NaCl offers more than just bringing existing C/C++ code to your browser. NaCl has a unique sandbox implementation that can be used in a lot other places. NaCl statically validates all code before executing it. This validation ensures that the module can only execute code that adheres to a strict set of rules. This is a requirement because NaCl modules have full access to the CPU and can do a lot more than JavaScript programs currently can by utilizing the PPAPI interfaces in Chrome. This validation and code flow requirements have performance overhead but not enough that it makes large applications unusable.

I still think we will see NaCl on Android one day as a way to compete with iOS code signing. NaCl is such a game changer for browser plugins that I believe it will influence sandbox designs going forward.
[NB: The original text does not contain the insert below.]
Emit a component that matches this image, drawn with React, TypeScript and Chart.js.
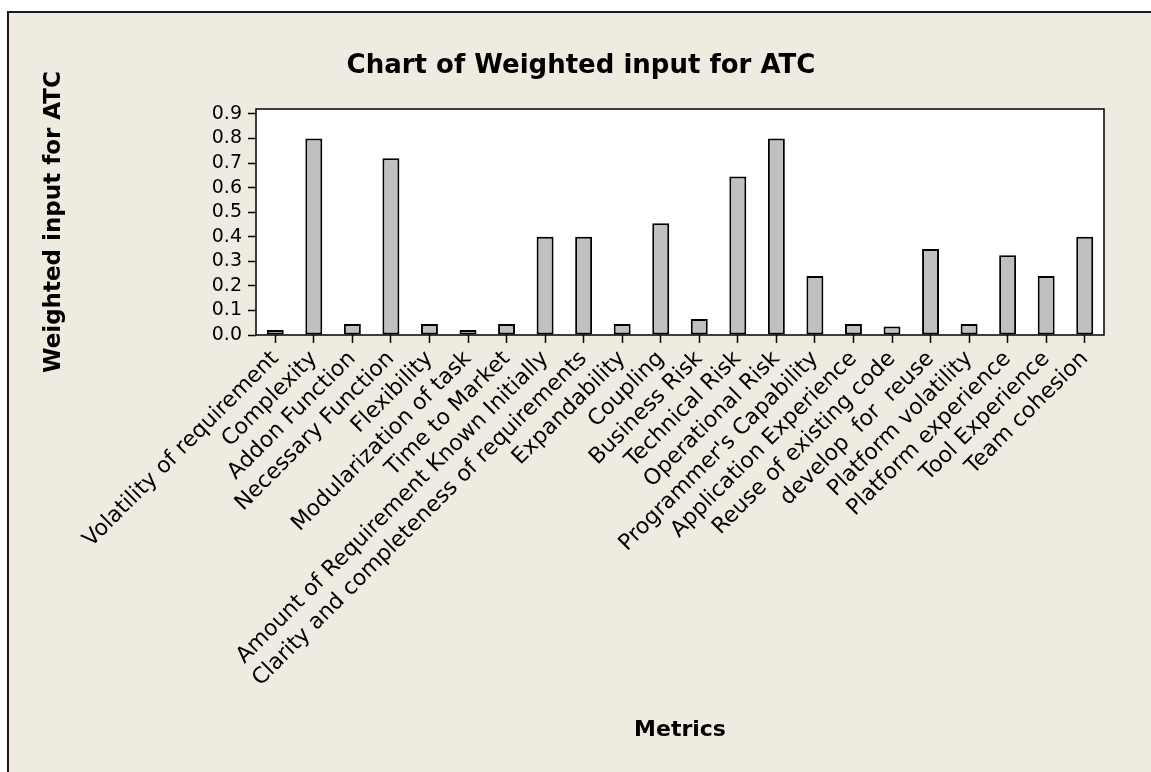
import React, { useEffect, useRef } from "react";
import { Chart, registerables } from "chart.js";

Chart.register(...registerables);

const chartTitle = "Chart of Weighted input for ATC";
const xTitle = "Metrics";
const yTitle = "Weighted input for ATC";

const categories = [
  "Volatility of requirement",
  "Complexity",
  "Addon Function",
  "Necessary Function",
  "Flexibility",
  "Modularization of task",
  "Time to Market",
  "Amount of Requirement Known Initially",
  "Clarity and completeness of requirements",
  "Expandability",
  "Coupling",
  "Business Risk",
  "Technical Risk",
  "Operational Risk",
  "Programmer's Capability",
  "Application Experience",
  "Reuse of existing code",
  "develop  for  reuse",
  "Platform volatility",
  "Platform experience",
  "Tool Experience",
  "Team cohesion",
];

const values = [
  0.02, 0.8, 0.045, 0.72, 0.045, 0.02, 0.045, 0.4, 0.4, 0.045, 0.455,
  0.065, 0.645, 0.8, 0.24, 0.045, 0.035, 0.35, 0.045, 0.325, 0.24, 0.4,
];

const yTicks = [0, 0.1, 0.2, 0.3, 0.4, 0.5, 0.6, 0.7, 0.8, 0.9];

const BG = "#EFEBE1";
const FONT = "'DejaVu Sans', Verdana, sans-serif";

export default function App() {
  const ref = useRef<HTMLCanvasElement | null>(null);

  useEffect(() => {
    if (!ref.current) return;

    const framePlugin = {
      id: "frame",
      beforeDraw(chart: any) {
        const { ctx, width, height, chartArea } = chart;
        ctx.save();
        ctx.fillStyle = "#ffffff";
        ctx.fillRect(0, 0, width, height);
        ctx.fillStyle = BG;
        ctx.fillRect(7, 11, width, height);
        ctx.strokeStyle = "#1a1a1a";
        ctx.lineWidth = 2;
        ctx.beginPath();
        ctx.moveTo(8, height + 5);
        ctx.lineTo(8, 12);
        ctx.lineTo(width + 5, 12);
        ctx.stroke();
        ctx.fillStyle = "#ffffff";
        ctx.fillRect(chartArea.left, chartArea.top, chartArea.width, chartArea.height);
        ctx.restore();
      },
      afterDraw(chart: any) {
        const { ctx, chartArea } = chart;
        ctx.save();
        ctx.strokeStyle = "#000";
        ctx.lineWidth = 1.5;
        ctx.strokeRect(chartArea.left, chartArea.top, chartArea.width, chartArea.height);
        ctx.fillStyle = "#000";
        ctx.font = `bold 26px ${FONT}`;
        ctx.textAlign = "center";
        ctx.textBaseline = "middle";
        ctx.fillText(chartTitle, 581, 66);
        ctx.restore();
      },
    };

    const chart = new Chart(ref.current, {
      type: "bar",
      data: {
        labels: categories,
        datasets: [
          {
            data: values,
            backgroundColor: "#C0C0C0",
            borderColor: "#000",
            borderWidth: 2,
            borderSkipped: false,
            barPercentage: 0.44,
            categoryPercentage: 1,
          },
        ],
      },
      options: {
        responsive: false,
        animation: false,
        events: [],
        layout: { padding: { top: 109, right: 47, bottom: 0, left: 0 } },
        plugins: {
          legend: { display: false },
          tooltip: { enabled: false },
          title: { display: false },
        },
        scales: {
          x: {
            type: "category",
            offset: true,
            grid: {
              offset: false,
              drawOnChartArea: false,
              drawTicks: true,
              tickLength: 8,
              tickColor: "#000",
              tickWidth: 1.5,
            },
            border: { display: false },
            ticks: {
              autoSkip: false,
              minRotation: 45,
              maxRotation: 45,
              color: "#000",
              padding: 3,
              font: { family: FONT, size: 22 },
            },
            title: {
              display: true,
              text: xTitle,
              color: "#000",
              font: { family: FONT, size: 22, weight: "bold" },
              padding: { top: 0, bottom: 29 },
            },
            afterFit(scale: any) {
              scale.height = 437;
            },
          },
          y: {
            min: 0,
            max: 0.92,
            grid: {
              drawOnChartArea: false,
              drawTicks: true,
              tickLength: 8,
              tickColor: "#000",
              tickWidth: 1.5,
            },
            border: { display: false },
            afterBuildTicks(scale: any) {
              scale.ticks = yTicks.map((v) => ({ value: v }));
            },
            ticks: {
              autoSkip: false,
              color: "#000",
              padding: 6,
              font: { family: FONT, size: 19 },
              callback: (v: any) => Number(v).toFixed(1),
            },
            title: {
              display: true,
              text: yTitle,
              color: "#000",
              font: { family: FONT, size: 23, weight: "bold" },
              padding: { top: 40, bottom: 0 },
            },
            afterFit(scale: any) {
              scale.width = 256;
            },
          },
        },
      },
      plugins: [framePlugin],
    });

    return () => chart.destroy();
  }, []);

  return (
    <canvas
      ref={ref}
      width={1151}
      height={772}
      style={{ display: "block", position: "absolute", left: 0, top: 0 }}
    />
  );
}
If you’re designing a sandbox for your application today you should have read its design documents yesterday.

ASM.js does not provide a sandbox, or any additional layer of security for that matter. It’s just a toolchain that compiles a source language into a subset of JavaScript. It relies on the memory safe virtual machine provided by the existing JavaScript interpreter to contain code. We all know how well that has worked out. Of course I’m not picking on Mozilla here, any browser without a sandbox is an easy target. But this is where the main difference between ASM.js and NaCl becomes apparent. ASM.js never intended to increase the security of Firefox, only bring existing C/C++ code to a larger web platform. NaCl intends to do this as well but also to increase the security of Chrome by containing all plugins in two sandboxes. I suppose if one were to take a plugin like Adobe Flash Player and port it to ASM.js this is a security benefit to Firefox users but in the end they are still without a sandbox around their JavaScript engine and probably paid a performance penalty for it too.


ASM.js is still under heavy development, so is NaCl/PNaCl, but the latter is a bit more mature at the moment given its end goal. For ASM.js to run existing C/C++ programs and libraries it will need to provide an extensive API that does a lot more than current JavaScript interpreters provide. NaCl already currently offers this along with better performance and a stronger sandbox design. If Mozilla wants to get serious about running all untrusted code from the internet in its JavaScript interpreter then it needs a real sandbox ASAP.

Finally, if the future is recompiling everything to JavaScript then the future is ugly.

Update 6/3/13: Fixed some ambiguous text that implied asm.js only worked in Firefox. See above for details.